*Task to carry out*.
Locate the lines that hold the string "using". Copy every such line.

Figure scripts
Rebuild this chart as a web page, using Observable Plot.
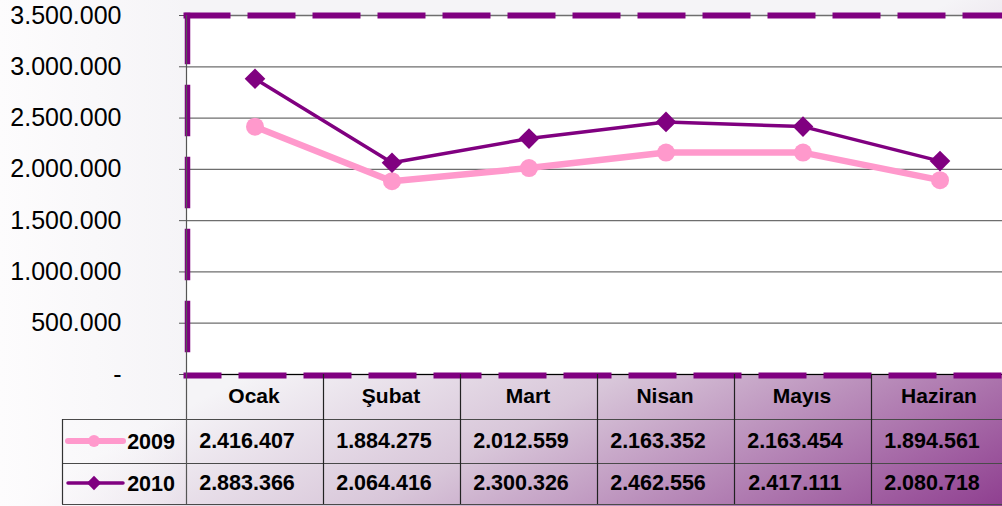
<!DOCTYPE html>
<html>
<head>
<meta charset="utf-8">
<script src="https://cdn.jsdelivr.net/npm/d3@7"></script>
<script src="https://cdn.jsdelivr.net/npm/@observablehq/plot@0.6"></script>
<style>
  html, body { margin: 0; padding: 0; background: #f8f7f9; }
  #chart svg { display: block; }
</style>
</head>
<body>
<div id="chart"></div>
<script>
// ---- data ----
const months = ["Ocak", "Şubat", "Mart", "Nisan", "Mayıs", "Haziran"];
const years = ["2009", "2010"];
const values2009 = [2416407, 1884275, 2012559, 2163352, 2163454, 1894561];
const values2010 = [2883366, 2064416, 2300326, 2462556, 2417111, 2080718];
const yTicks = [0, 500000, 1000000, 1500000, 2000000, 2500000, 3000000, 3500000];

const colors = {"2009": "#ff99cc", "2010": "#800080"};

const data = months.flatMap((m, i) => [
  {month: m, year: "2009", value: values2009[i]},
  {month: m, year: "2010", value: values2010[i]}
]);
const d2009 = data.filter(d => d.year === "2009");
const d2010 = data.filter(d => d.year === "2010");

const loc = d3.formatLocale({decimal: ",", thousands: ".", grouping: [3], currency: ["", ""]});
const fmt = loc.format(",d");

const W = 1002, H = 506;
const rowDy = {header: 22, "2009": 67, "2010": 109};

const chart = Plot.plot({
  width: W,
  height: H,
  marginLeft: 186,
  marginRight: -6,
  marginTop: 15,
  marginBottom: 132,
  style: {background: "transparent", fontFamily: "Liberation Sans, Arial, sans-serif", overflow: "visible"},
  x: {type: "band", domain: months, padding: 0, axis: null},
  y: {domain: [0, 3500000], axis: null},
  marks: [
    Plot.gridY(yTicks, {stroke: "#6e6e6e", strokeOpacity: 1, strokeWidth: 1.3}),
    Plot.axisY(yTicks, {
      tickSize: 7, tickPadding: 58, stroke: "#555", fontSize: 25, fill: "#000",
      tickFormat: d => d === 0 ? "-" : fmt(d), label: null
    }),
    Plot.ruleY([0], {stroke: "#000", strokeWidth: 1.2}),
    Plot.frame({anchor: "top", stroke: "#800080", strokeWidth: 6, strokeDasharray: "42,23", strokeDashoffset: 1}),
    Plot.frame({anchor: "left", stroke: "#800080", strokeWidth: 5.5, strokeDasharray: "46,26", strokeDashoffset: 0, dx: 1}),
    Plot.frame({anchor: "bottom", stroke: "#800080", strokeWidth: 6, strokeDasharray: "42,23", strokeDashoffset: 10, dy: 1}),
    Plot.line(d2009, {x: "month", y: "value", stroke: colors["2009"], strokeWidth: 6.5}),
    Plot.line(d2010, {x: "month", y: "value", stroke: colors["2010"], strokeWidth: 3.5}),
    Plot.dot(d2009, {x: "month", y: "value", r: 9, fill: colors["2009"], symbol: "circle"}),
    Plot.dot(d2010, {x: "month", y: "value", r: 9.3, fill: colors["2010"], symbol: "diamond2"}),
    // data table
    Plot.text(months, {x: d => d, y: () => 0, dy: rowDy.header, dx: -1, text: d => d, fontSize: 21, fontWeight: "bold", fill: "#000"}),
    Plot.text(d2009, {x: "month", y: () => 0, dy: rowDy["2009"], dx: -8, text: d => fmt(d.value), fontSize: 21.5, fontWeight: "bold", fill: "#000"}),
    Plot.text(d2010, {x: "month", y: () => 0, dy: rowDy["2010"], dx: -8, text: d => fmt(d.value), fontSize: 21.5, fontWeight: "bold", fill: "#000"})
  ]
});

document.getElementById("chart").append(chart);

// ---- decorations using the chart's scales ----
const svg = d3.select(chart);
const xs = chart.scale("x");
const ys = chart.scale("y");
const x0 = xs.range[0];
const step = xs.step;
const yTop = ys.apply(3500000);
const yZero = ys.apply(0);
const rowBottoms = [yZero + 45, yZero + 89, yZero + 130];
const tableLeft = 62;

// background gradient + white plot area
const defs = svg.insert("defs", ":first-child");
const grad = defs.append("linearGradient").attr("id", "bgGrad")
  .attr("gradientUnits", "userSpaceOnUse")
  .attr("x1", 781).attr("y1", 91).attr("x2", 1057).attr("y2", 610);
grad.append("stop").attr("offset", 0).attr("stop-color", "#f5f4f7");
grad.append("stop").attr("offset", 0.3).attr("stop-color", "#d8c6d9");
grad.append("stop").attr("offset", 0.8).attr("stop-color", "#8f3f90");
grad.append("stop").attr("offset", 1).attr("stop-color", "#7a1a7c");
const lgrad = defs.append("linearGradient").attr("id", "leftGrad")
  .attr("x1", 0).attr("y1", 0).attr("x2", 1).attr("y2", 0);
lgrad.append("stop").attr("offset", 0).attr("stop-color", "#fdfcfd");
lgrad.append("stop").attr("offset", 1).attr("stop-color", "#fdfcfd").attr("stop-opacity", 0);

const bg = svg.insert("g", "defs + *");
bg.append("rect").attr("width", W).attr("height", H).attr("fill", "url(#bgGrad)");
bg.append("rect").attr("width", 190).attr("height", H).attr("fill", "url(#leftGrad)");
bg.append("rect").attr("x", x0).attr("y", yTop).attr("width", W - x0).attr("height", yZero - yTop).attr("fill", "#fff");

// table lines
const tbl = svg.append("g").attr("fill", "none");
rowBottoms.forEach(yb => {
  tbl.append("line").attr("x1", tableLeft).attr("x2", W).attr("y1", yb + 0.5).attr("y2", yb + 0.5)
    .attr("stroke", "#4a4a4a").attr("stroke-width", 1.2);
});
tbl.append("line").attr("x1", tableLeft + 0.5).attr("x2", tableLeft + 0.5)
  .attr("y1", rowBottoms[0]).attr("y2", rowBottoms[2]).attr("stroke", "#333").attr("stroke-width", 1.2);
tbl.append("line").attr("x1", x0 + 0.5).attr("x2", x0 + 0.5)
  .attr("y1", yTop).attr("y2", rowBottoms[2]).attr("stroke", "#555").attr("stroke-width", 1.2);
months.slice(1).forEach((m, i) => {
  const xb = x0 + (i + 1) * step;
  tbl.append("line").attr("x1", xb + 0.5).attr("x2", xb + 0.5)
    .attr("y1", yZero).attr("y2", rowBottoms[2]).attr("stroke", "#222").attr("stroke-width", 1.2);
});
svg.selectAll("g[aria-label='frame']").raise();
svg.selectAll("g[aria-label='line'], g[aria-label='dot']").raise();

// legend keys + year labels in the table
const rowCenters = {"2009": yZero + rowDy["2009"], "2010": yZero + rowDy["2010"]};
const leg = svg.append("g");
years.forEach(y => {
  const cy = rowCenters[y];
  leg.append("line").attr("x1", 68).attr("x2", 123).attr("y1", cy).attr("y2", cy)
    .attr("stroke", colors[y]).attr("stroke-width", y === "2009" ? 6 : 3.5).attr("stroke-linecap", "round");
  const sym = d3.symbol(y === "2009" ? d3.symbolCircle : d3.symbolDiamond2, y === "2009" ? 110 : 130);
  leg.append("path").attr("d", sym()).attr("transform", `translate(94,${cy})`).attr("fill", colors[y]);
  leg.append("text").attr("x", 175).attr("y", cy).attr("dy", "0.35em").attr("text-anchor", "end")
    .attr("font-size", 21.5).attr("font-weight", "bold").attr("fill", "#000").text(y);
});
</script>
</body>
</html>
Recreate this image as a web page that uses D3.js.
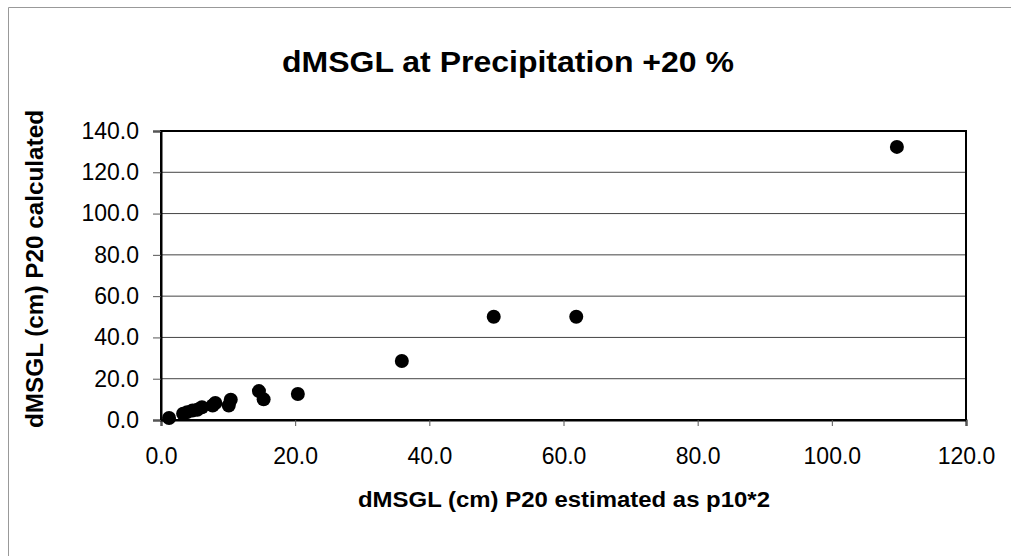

*Result*.
Rebuild this chart as a web page, using Observable Plot.
// ---- decorations using the chart's scales ----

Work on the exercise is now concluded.